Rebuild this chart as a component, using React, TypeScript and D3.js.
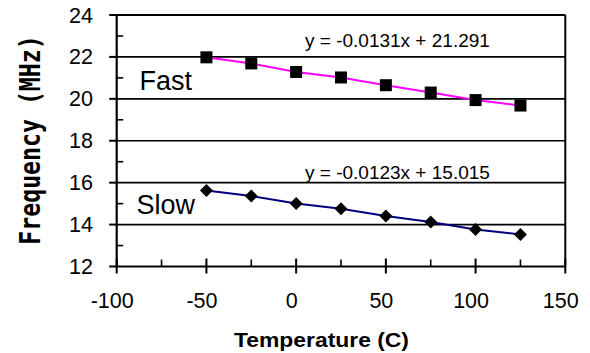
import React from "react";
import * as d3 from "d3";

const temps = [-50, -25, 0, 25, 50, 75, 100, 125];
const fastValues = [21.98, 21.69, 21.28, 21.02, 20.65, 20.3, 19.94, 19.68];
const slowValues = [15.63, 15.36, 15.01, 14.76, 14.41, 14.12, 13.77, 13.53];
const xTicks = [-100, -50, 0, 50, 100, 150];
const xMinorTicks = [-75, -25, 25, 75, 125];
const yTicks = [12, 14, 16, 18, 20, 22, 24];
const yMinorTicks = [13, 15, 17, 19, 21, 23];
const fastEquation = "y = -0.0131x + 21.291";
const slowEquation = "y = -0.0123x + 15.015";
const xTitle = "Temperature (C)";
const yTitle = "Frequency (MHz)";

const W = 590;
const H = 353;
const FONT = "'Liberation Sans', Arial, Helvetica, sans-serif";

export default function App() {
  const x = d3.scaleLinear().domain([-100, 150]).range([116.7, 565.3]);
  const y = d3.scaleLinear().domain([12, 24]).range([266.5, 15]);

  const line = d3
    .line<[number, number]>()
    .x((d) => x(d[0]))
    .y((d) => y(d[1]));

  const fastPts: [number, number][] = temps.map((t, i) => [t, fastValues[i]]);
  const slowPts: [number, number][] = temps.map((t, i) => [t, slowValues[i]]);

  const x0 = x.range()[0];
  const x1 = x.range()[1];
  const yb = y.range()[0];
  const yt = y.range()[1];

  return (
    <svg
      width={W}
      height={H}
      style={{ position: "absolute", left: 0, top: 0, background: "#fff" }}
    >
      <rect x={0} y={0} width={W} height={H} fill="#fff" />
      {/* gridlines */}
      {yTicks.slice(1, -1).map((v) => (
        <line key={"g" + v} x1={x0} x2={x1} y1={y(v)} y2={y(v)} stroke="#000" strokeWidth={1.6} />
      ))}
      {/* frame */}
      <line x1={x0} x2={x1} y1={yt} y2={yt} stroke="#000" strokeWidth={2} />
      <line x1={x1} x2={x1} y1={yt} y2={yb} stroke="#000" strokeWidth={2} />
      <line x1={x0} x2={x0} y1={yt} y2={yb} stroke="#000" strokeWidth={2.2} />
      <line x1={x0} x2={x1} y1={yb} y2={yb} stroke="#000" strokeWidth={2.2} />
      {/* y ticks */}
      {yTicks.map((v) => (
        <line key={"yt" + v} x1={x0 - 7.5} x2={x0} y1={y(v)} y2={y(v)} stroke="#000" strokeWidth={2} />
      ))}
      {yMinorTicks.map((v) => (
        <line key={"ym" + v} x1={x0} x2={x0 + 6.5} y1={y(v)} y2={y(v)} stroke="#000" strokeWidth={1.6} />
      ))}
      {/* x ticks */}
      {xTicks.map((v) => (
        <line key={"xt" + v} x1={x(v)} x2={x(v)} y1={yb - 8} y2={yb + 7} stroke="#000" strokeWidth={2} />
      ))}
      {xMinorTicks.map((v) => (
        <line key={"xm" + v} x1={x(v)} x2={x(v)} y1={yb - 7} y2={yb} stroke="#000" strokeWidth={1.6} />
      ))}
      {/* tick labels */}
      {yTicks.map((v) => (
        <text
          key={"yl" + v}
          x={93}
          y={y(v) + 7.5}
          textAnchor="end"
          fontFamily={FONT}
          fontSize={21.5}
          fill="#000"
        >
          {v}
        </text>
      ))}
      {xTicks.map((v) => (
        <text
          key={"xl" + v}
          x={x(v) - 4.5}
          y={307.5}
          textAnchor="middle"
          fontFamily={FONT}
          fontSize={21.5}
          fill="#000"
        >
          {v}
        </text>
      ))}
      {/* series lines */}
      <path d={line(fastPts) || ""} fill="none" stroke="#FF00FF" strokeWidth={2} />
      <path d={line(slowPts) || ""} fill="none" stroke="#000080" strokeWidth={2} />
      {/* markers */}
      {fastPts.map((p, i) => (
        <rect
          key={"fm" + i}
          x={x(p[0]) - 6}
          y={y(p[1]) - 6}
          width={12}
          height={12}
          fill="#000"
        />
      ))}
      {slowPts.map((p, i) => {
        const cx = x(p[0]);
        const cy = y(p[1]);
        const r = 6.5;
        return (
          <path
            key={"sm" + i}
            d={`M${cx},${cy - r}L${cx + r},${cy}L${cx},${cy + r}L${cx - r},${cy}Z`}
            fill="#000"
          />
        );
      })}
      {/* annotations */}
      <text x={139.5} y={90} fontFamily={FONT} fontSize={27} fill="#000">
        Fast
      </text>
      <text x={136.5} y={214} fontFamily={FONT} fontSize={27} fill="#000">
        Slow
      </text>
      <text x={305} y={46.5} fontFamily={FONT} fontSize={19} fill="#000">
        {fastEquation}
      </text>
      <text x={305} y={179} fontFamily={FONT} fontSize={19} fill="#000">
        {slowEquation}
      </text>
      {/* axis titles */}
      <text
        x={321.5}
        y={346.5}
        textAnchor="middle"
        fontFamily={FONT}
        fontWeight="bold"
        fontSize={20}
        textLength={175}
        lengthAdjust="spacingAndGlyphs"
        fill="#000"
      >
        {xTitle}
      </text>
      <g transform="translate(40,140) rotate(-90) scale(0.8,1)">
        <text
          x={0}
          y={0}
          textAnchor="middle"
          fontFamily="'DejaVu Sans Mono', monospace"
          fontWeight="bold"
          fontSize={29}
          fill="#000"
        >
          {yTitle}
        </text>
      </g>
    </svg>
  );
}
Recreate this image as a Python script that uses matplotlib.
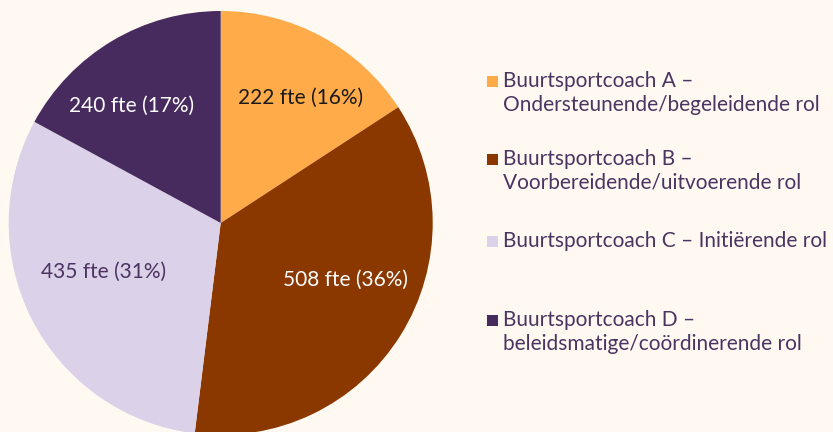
......
◆ **Exercise task**: The lines from the start of the entries above through the one containing "import * as" are to be retyped exactly, and no others. Pictures are left out.

◆ **Written solution**:
Rebuild this chart as a component, using React, TypeScript and D3.js.
import React from "react";
import * as d3 from "d3";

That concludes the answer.